Events in the year 1808 in Norway.

Incumbents
Monarch: Christian VII (until 13 March); then Frederick VI

Events
 Dano-Swedish War of 1808-1809: 
 14 March - Denmark-Norway declares war on Sweden.
 18 April - Battle of Lier.
 19–20 April - Battle of Toverud.
 20 April – 7 May - Battle of Rødenes.
 25 April - Battle of Trangen.
 18 May - Battle of Mobekk.
 10 June - Battle of Prestebakke.
 12 September - Battle of Berby.
 7 December - An armistice agreement between Denmark-Norway and Sweden came into force.
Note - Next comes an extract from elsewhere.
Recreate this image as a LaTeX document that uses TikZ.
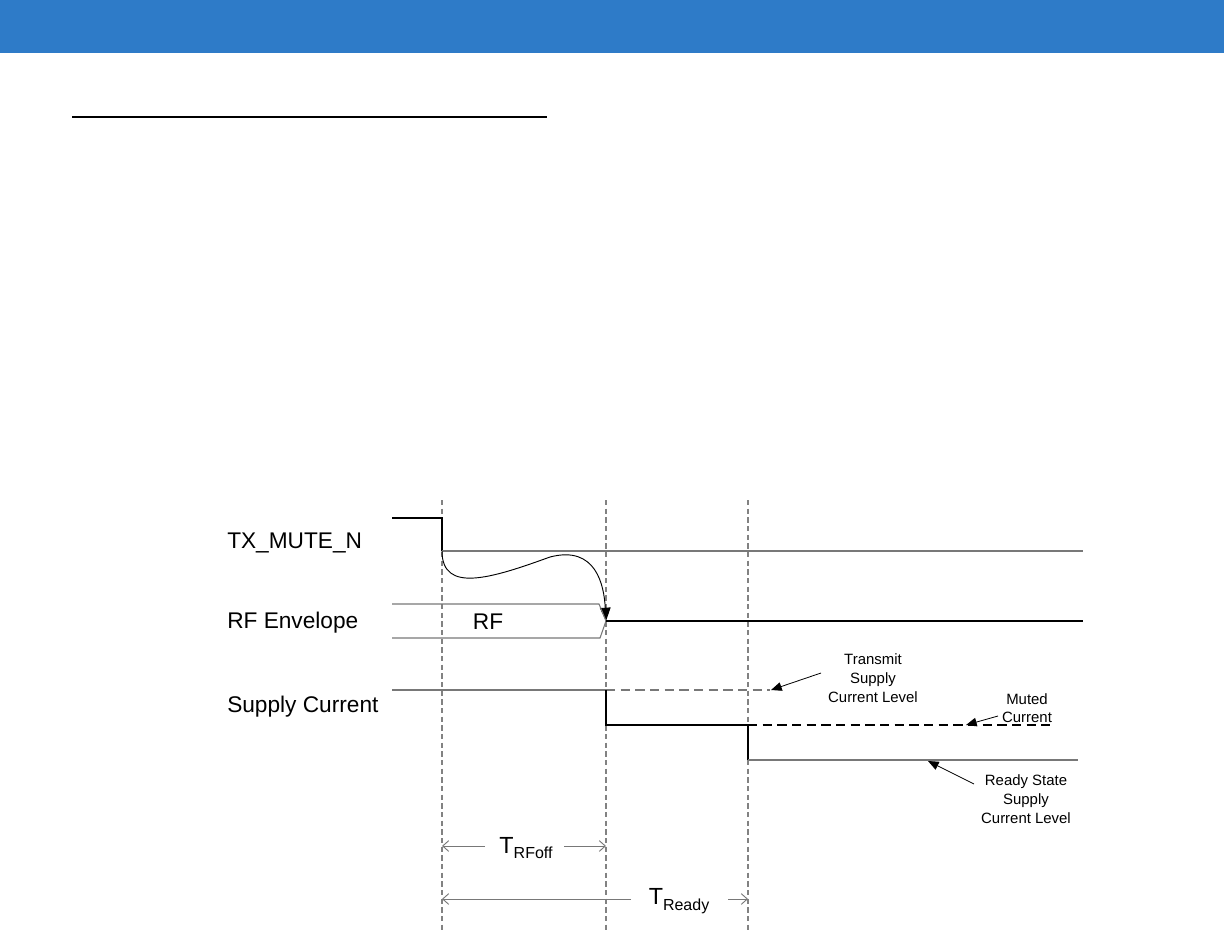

It could be terminated on 48 hours notice, but was applicable for the rest of the war. The armistice broke 2 July the next year.
 Gunboat War:
 16 May – Battle of Alvøen.
 31 December - The Saksebøl Slaughter.

Arts and literature
28 January - The first issue of the newspaper Tiden was published in Christiania (now Oslo).

Births
4 March – Frederik Stang, lawyer, public servant and politician, Norway's first Prime Minister (d.1884)
17 June – Henrik Wergeland, poet (d.1845)
28 July – Ulrik Frederik Lange, politician (d.1878)

Full date unknown
Christen Larsen Arneberg, politician
Ola Antonson Holsen, politician (d.1864)
Nils Jønsberg, priest and politician (d.1885)
Hans Jensen Krog, politician (d.1897)
Sjur Aasmundsen Sexe, mineralogist (d.1888)

Deaths
29 April - Nicolay Peter Drejer, military officer (born 1773)
16 May – George Edmund Byron Bettesworth, navy officer (born 1785).
16 November – Envold de Falsen, lawyer, poet, actor and statesman (born 1755).
20 December – Arent Greve, goldsmith and painter (born 1733).